Meredith visited the farm constantly as she grew up. Her family’s cats, Cesar, Cramden, and Norton, plus a few others, all came from her grandpa’s barn. Her love of animals is due in large part to his. So Meredith comes by her love of animals honestly.
That does not mean her animal affection is not carried to extremes. Beasts are elevated to ethereal heights, furry spirits on our tiny suburban farm. Meredith certainly likes Jasper, our scraggly pain in the ass, a lot more than she likes me. Who doesn’t?
Plenty of our friends have no use for the animal. Yet few want to burst Meredith’s bubble. People are tired of the hideous noise, weary of being accosted, teeth flashing, if they are brave enough to kiss Meredith on the cheek when they arrive for a visit.
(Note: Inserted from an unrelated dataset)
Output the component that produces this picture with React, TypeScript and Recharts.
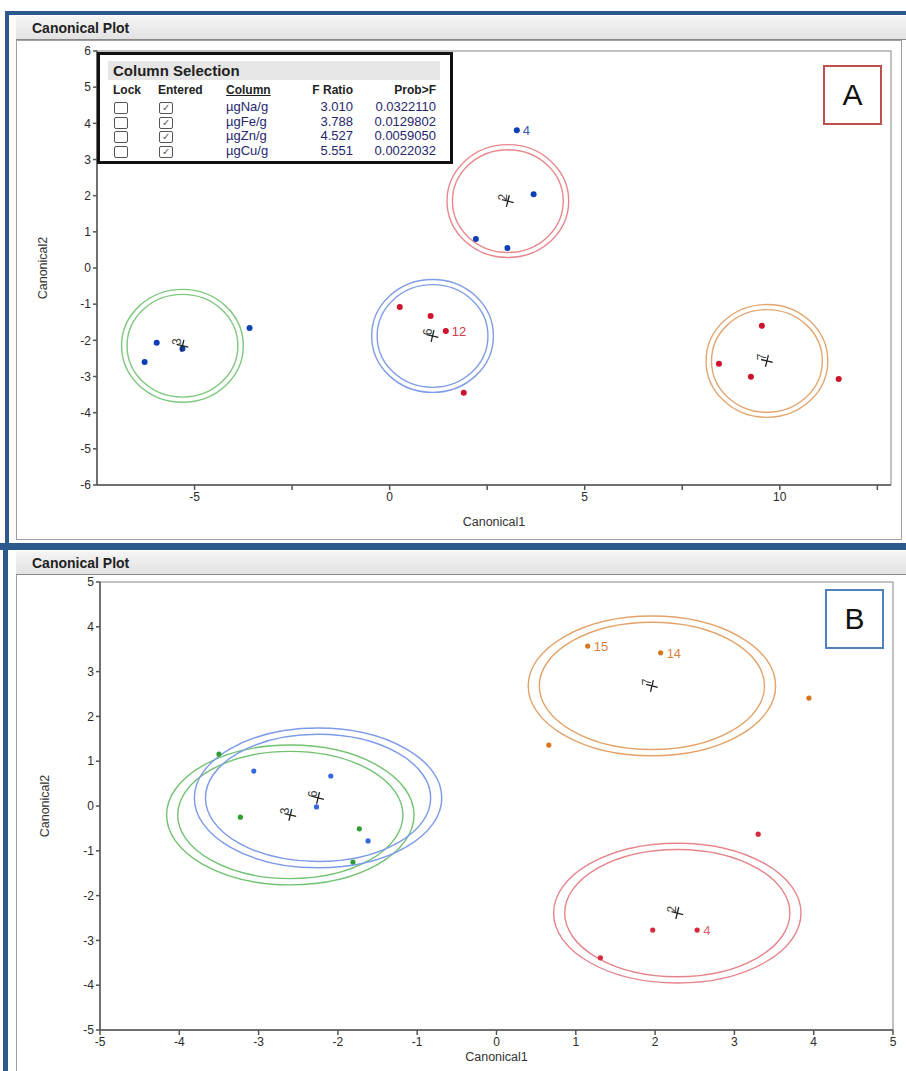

The dog feels a special enmity for guys, which he used to be. That may be because women show patience while their husbands try to kick the wretched animal in the face.
On
e female friend has the annoying habit of telling me that Jasper is a good boy, even though the dog goes for her ankles whenever she shows up. I have no explanation for this. She is another dog apologist in my life. If I did not like her so much, I would throw her out of the house before dinner. I wish I had a dollar for every person who has whispered, “How can you stand that dog?”
No. I am not envious of my sexy wife’s devotion to Jasper. Nor am I suspicious of it, so don’t even go there. I will not allow you to dismiss my feelings as the product of petulance. I do not want to be a dog. I refuse to eat dry food on the floor, and besides, the meals suck.
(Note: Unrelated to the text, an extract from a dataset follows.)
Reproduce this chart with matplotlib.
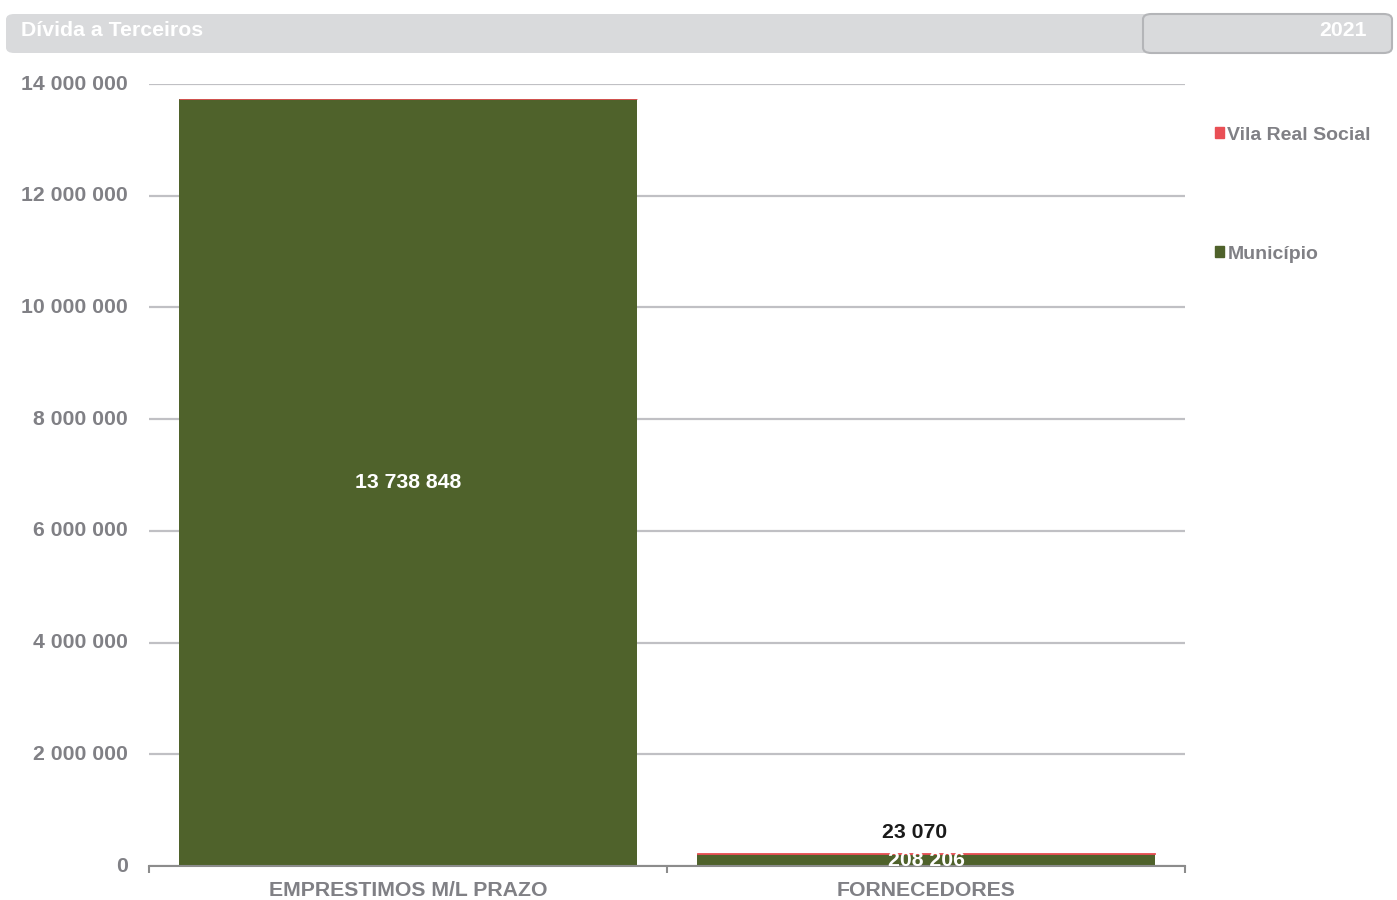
import matplotlib.pyplot as plt
import numpy as np
from matplotlib.patches import FancyBboxPatch, Patch
from matplotlib.ticker import FuncFormatter

categories = ['EMPRESTIMOS M/L PRAZO', 'FORNECEDORES']
municipio = [13738848, 208206]
vila_real_social = [0, 23070]
year_label = '2021'
title = 'Dívida a Terceiros'

GREEN = '#4f622b'
RED = '#e94f55'
GREY_TXT = '#808085'
GRID = '#c0c0c4'
FS = 15.3


def fmt(v):
    return '{:,.0f}'.format(v).replace(',', ' ')


def main():
    plt.rcParams['font.family'] = ['Liberation Sans', 'DejaVu Sans']
    plt.rcParams['font.weight'] = 'bold'

    fig = plt.figure(figsize=(13.97, 9), dpi=100)
    W, H = 1397, 900
    ax = fig.add_axes([149 / W, 1 - 866 / H, (1185 - 149) / W, (866 - 84) / H])

    x = np.arange(len(categories))
    width = 0.884
    ax.bar(x, municipio, width, color=GREEN, zorder=3)
    ax.bar(x, vila_real_social, width, bottom=municipio, color=RED,
           edgecolor=RED, lw=0.6, zorder=3)

    ax.set_xlim(-0.5, len(categories) - 0.5)
    ax.set_ylim(0, 14000000)
    ax.set_yticks(np.arange(0, 14000001, 2000000))
    ax.yaxis.set_major_formatter(FuncFormatter(lambda y, _: fmt(y)))
    ax.yaxis.grid(True, color=GRID, lw=1.6, zorder=0)
    ax.tick_params(axis='y', length=0, pad=15, labelsize=FS, labelcolor=GREY_TXT)
    for lbl in ax.get_yticklabels():
        lbl.set_verticalalignment('center')

    ax.set_xticks(x)
    ax.set_xticklabels(categories)
    ax.set_xticks([-0.5, 0.5, 1.5], minor=True)
    ax.tick_params(axis='x', which='major', length=0, pad=11, labelsize=FS,
                   labelcolor=GREY_TXT)
    ax.tick_params(axis='x', which='minor', length=5, width=1.5, color='#8c8c8c')

    for s in ['left', 'right', 'top']:
        ax.spines[s].set_visible(False)
    ax.spines['bottom'].set_color('#8c8c8c')
    ax.spines['bottom'].set_linewidth(1.5)
    ax.spines['bottom'].set_zorder(4)

    # value labels
    for i, (m, v) in enumerate(zip(municipio, vila_real_social)):
        ax.text(i, m / 2, fmt(m), ha='center', va='center', color='white',
                fontsize=FS, zorder=5)
        if v:
            ax.annotate(fmt(v), (i, m + v), xytext=(-8, 15), textcoords='offset points',
                        ha='center', va='center', color='#1a1a1a', fontsize=FS)

    handles = [Patch(color=RED, label='Vila Real Social'),
               Patch(color=GREEN, label='Município')]
    leg = fig.legend(handles=handles, loc='upper left', bbox_to_anchor=(1205 / W, 1 - 117 / H),
                     frameon=False, fontsize=14, handlelength=0.5, handleheight=0.5,
                     handletextpad=0.15, labelspacing=5.25, borderpad=0)
    for t in leg.get_texts():
        t.set_color(GREY_TXT)

    # header band
    fig.patches.append(FancyBboxPatch((6 / W, 1 - 53 / H), (1392 - 6) / W, 39 / H,
                                      boxstyle='round,pad=0,rounding_size=0.006',
                                      transform=fig.transFigure, facecolor='#d9dadc',
                                      edgecolor='none', zorder=0))
    fig.patches.append(FancyBboxPatch((1143 / W, 1 - 53 / H), (1392 - 1143) / W, 39 / H,
                                      boxstyle='round,pad=0,rounding_size=0.006',
                                      transform=fig.transFigure, facecolor='#d9dadc',
                                      edgecolor='#b4b5b8', lw=1.5, zorder=1))
    fig.text(21 / W, 1 - 31 / H, title, color='white', fontsize=FS, va='center', ha='left')
    fig.text(1367 / W, 1 - 31 / H, year_label, color='white', fontsize=FS, va='center', ha='right')

    fig.savefig('out.png', dpi=100)


if __name__ == '__main__':
    main()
Plus, I dislike authority figures. Dogs are supposed to serve people, not vice versa. The relationship is called indentured servitude. Jasper seems to take no offense at the fact that Meredith is a slave owner.
And Meredith routinely dismisses my complaints about Jasper. She has heard them one too many times. “Richard hates dogs,” she will tell anyone with ears.
I have ears myself and do not hate dogs. I grew up with one. He was a Welsh terrier who met his end under a station wagon, traumatizing the entire family. If you are a shrink, don’t even start.
I believe in tolerance for people and pets, a live-and-let-live attitude toward household animals and their wacky owners. The problem is that, in my joint, anything short of unbridled love is up there with war crimes, punishable by . . . you do not want to know.
I like the strong silent type. Large, loving beasts are a joy. One deep-throated woof of warning when necessary is enough. Message sent. Our dog is a windup toy, a stuffed animal that runs around in circles, loud and self-absorbed. He has elevated yipping to an art form. Our family has been domesticated and serves him. What is wrong with this picture?